A cela vient se surajouter un autre problème : quand ils sont stressés, bon nombre d’individus ont tendance à adopter un comportement malsain, comme fumer davantage, boire de l’alcool en excès, mal dormir ou passer des journées affalées devant la télévision. Pour le Pr Van Houdenhove, ils renforcent ainsi la pression qui s’exerce sur leur organisme et augmentent le risque de dérèglement. D’ailleurs, tout comme l’excès de stress, le manque de stress peut également perturber les mécanismes d’allostasie. Les personnes qui sont surprotégées, par exemple, et ne rencontrent jamais de défis ou d’obstacles sur leur passage, ne sont pas correctement armées pour faire face aux aléas de la vie et vont à la longue être de moins en moins capables de résister à un stress. Pour fonctionner correctement, la machine doit être constamment bien huilée.
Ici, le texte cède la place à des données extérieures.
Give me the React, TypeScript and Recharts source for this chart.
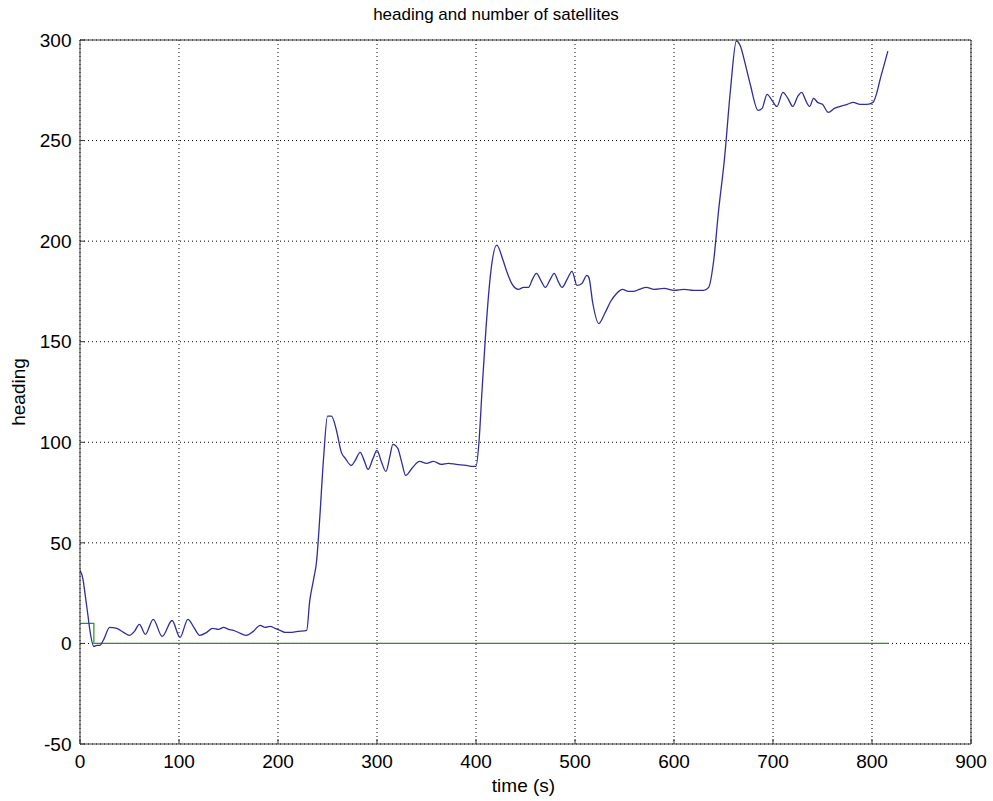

Si le mécanisme commence à avoir des ratés, le corps envoie certains signaux : douleur généralisée, courbatures, intestins capricieux, fatigue permanente, etc. Leur nature précise dépend de beaucoup de facteurs extérieurs, mais la sensibilité individuelle, en partie déterminée génétiquement, peut également jouer un rôle. Ce que l’on a de plus fragile sera plus rapidement affecté : une personne aux intestins sensibles aura tendance à développer un syndrome du côlon irritable, tandis que, chez d’autres, des problèmes de dentition pourront conduire à un syndrome temporo-mandibulaire. L’anxiété, l’humeur dépressive, les troubles du sommeil, les problèmes de concentration, les troubles de la mémoire, etc. sont également toujours de la partie.
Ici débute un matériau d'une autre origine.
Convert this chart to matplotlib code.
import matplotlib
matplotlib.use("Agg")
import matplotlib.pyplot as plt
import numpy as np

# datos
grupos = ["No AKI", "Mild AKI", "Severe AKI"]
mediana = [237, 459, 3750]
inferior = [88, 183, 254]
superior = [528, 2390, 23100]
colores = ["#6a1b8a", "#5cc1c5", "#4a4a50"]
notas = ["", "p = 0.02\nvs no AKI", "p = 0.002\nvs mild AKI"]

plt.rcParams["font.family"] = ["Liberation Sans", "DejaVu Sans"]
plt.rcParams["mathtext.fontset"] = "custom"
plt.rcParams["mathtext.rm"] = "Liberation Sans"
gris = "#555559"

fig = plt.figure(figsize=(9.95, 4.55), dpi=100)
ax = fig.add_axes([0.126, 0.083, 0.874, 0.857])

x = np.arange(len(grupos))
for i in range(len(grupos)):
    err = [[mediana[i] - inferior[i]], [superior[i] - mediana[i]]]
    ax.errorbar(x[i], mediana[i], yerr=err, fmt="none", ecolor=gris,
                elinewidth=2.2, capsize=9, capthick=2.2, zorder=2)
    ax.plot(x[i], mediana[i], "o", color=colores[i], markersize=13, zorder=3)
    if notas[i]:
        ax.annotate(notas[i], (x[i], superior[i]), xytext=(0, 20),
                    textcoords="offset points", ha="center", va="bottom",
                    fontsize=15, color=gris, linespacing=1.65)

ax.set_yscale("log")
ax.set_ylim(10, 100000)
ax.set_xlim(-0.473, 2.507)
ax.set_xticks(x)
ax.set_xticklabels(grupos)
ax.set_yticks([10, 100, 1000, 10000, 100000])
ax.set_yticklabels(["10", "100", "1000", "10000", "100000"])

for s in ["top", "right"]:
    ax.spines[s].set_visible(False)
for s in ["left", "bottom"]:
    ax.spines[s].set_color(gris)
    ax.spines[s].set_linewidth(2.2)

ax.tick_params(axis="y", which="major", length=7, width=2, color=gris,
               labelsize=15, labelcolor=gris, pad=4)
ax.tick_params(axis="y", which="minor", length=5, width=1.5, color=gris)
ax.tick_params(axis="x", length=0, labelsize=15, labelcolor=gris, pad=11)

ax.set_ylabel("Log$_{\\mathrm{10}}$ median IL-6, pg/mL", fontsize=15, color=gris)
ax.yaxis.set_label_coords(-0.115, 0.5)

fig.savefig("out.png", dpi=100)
La manière dont on ressent ces troubles naissants influence grandement leur évolution. Pour le Pr Van Houdenhove,  » celui qui fait une fixation sur de vagues sensations ressenties dans son corps et pense directement au pire est facilement entraîné dans une spirale négative « . Par exemple, se mettre immédiatement au lit et se faire porter malade, en faire le moins possible pour ne pas forcer… Un tel comportement fait rapidement régresser la condition physique, aggrave l’ensemble des troubles et augmente le risque de passage à chronicité. La tendance à la médicalisation du moindre problème est d’actualité. Pourtant, apprendre à relativiser les choses a sans aucun doute un effet plus bénéfique. Beaucoup de troubles fonctionnels naissants disparaissent alors d’eux-mêmes.

Les solutions ?

Il n’existe actuellement pas de médicaments capables de guérir ces syndromes fonctionnels. On peut certes en traiter les symptômes à l’aide d’antidouleurs, d’antispasmodiques, de conseils diététiques, etc. Les problèmes émotionnels associés, ainsi que les troubles du sommeil surajoutés, sont levés à l’aide d’antidépresseurs, d’anxiolytiques ou de somnifères. L’accompagnement par un psychologue ou un kinésithérapeute peut également se révéler utile pour apprendre à connaître ses limites, améliorer progressivement sa condition physique et apprendre à se détendre physiquement et mentalement. Notre connaissance des dérèglements du système allostatique est actuellement encore trop limitée pour élaborer de réelles stratégies thérapeutiques. Aller se coucher à temps, ne pas vouloir en faire trop, écouter son corps, entretenir sa condition, ne pas paniquer au moindre trouble : ce genre de conseils de grand-mère constitue en réalité la meilleure manière de prévenir des troubles physiques fonctionnels ou de couper le mal à la racine.